◆ Task requirements:
Quote all of the data that follows exactly as written, skipping the images.

------------

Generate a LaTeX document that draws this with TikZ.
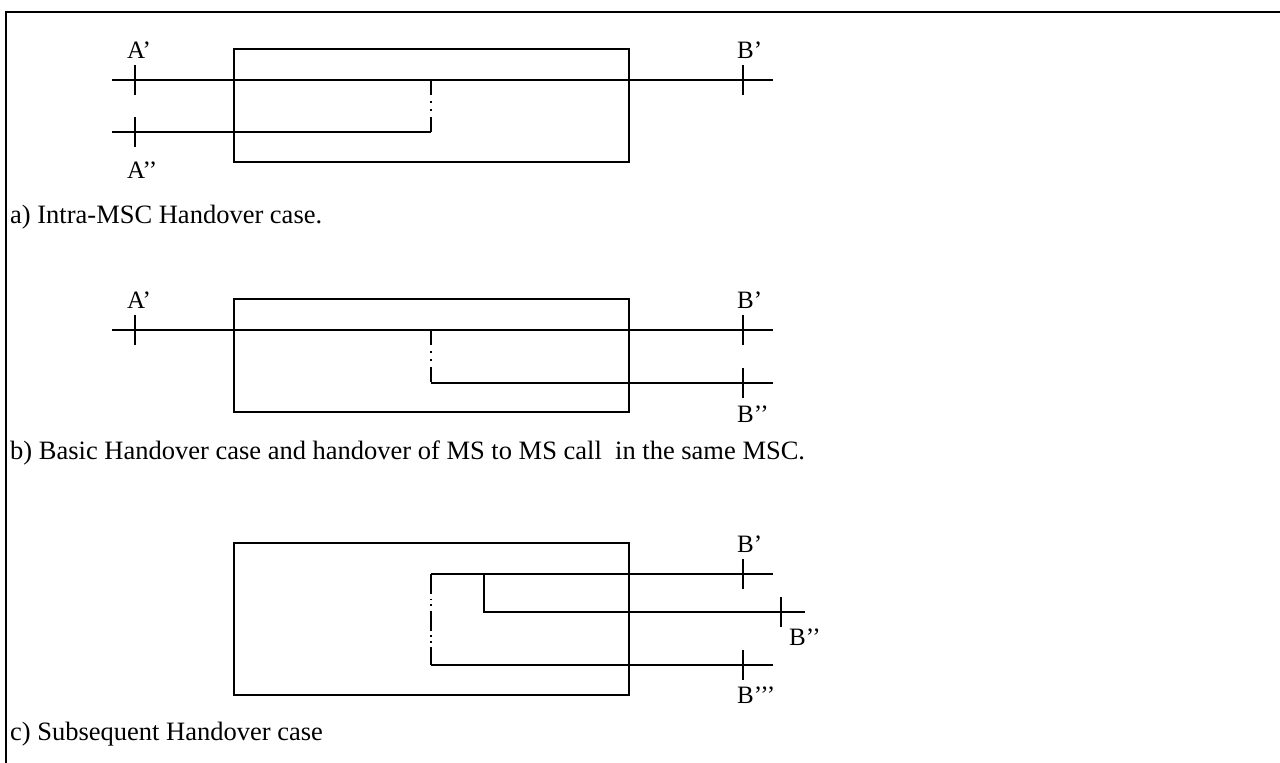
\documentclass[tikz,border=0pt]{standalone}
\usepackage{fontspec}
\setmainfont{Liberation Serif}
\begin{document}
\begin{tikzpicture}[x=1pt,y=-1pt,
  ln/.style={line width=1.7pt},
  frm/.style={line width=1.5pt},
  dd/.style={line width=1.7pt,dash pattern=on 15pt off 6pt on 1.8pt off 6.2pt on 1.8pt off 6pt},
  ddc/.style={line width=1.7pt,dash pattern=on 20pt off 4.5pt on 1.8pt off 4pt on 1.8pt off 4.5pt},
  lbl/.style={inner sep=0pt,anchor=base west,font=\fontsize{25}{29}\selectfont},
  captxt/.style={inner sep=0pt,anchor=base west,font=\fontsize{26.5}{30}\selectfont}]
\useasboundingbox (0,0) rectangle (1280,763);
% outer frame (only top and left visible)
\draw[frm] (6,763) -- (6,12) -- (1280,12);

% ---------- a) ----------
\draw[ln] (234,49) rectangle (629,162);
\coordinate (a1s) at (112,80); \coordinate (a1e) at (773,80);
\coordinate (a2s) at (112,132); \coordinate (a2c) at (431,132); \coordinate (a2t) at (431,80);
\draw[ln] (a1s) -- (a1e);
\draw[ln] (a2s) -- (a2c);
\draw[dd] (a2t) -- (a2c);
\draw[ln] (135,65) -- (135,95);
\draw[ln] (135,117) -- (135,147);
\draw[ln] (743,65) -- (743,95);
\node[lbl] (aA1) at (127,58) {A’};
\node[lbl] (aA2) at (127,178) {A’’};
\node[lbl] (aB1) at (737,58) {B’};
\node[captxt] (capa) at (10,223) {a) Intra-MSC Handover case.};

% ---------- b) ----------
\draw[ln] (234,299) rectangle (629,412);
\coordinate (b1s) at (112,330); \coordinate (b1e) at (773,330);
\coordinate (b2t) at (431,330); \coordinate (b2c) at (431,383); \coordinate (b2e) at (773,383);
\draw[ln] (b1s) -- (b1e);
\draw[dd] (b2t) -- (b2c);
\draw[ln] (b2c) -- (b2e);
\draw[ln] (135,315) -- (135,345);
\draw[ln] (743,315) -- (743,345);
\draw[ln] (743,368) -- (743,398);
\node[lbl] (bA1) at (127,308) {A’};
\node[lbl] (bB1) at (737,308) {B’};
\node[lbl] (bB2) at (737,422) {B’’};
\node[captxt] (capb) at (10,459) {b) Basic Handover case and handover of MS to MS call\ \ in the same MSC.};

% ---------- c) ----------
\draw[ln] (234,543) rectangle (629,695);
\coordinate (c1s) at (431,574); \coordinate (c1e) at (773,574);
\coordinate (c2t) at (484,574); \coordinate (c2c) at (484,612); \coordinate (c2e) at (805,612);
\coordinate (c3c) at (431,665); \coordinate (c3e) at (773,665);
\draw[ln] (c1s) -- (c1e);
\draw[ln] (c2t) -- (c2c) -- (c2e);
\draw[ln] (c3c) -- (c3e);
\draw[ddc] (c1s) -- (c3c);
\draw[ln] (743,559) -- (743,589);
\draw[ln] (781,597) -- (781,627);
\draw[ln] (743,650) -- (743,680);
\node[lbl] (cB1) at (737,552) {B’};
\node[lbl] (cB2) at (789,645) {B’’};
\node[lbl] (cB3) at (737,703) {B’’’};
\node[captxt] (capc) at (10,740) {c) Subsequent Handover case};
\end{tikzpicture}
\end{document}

------------

◆ Result for this task:
Generate a LaTeX document that draws this with TikZ.
\documentclass[tikz,border=0pt]{standalone}
\usepackage{fontspec}
\setmainfont{Liberation Serif}
\begin{document}
\begin{tikzpicture}[x=1pt,y=-1pt,
  ln/.style={line width=1.7pt},
  frm/.style={line width=1.5pt},
  dd/.style={line width=1.7pt,dash pattern=on 15pt off 6pt on 1.8pt off 6.2pt on 1.8pt off 6pt},
  ddc/.style={line width=1.7pt,dash pattern=on 20pt off 4.5pt on 1.8pt off 4pt on 1.8pt off 4.5pt},
  lbl/.style={inner sep=0pt,anchor=base west,font=\fontsize{25}{29}\selectfont},
  captxt/.style={inner sep=0pt,anchor=base west,font=\fontsize{26.5}{30}\selectfont}]
\useasboundingbox (0,0) rectangle (1280,763);
% outer frame (only top and left visible)
\draw[frm] (6,763) -- (6,12) -- (1280,12);

% ---------- a) ----------
\draw[ln] (234,49) rectangle (629,162);
\coordinate (a1s) at (112,80); \coordinate (a1e) at (773,80);
\coordinate (a2s) at (112,132); \coordinate (a2c) at (431,132); \coordinate (a2t) at (431,80);
\draw[ln] (a1s) -- (a1e);
\draw[ln] (a2s) -- (a2c);
\draw[dd] (a2t) -- (a2c);
\draw[ln] (135,65) -- (135,95);
\draw[ln] (135,117) -- (135,147);
\draw[ln] (743,65) -- (743,95);
\node[lbl] (aA1) at (127,58) {A’};
\node[lbl] (aA2) at (127,178) {A’’};
\node[lbl] (aB1) at (737,58) {B’};
\node[captxt] (capa) at (10,223) {a) Intra-MSC Handover case.};

% ---------- b) ----------
\draw[ln] (234,299) rectangle (629,412);
\coordinate (b1s) at (112,330); \coordinate (b1e) at (773,330);
\coordinate (b2t) at (431,330); \coordinate (b2c) at (431,383); \coordinate (b2e) at (773,383);
\draw[ln] (b1s) -- (b1e);
\draw[dd] (b2t) -- (b2c);
\draw[ln] (b2c) -- (b2e);
\draw[ln] (135,315) -- (135,345);
\draw[ln] (743,315) -- (743,345);
\draw[ln] (743,368) -- (743,398);
\node[lbl] (bA1) at (127,308) {A’};
\node[lbl] (bB1) at (737,308) {B’};
\node[lbl] (bB2) at (737,422) {B’’};
\node[captxt] (capb) at (10,459) {b) Basic Handover case and handover of MS to MS call\ \ in the same MSC.};

% ---------- c) ----------
\draw[ln] (234,543) rectangle (629,695);
\coordinate (c1s) at (431,574); \coordinate (c1e) at (773,574);
\coordinate (c2t) at (484,574); \coordinate (c2c) at (484,612); \coordinate (c2e) at (805,612);
\coordinate (c3c) at (431,665); \coordinate (c3e) at (773,665);
\draw[ln] (c1s) -- (c1e);
\draw[ln] (c2t) -- (c2c) -- (c2e);
\draw[ln] (c3c) -- (c3e);
\draw[ddc] (c1s) -- (c3c);
\draw[ln] (743,559) -- (743,589);
\draw[ln] (781,597) -- (781,627);
\draw[ln] (743,650) -- (743,680);
\node[lbl] (cB1) at (737,552) {B’};
\node[lbl] (cB2) at (789,645) {B’’};
\node[lbl] (cB3) at (737,703) {B’’’};
\node[captxt] (capc) at (10,740) {c) Subsequent Handover case};
\end{tikzpicture}
\end{document}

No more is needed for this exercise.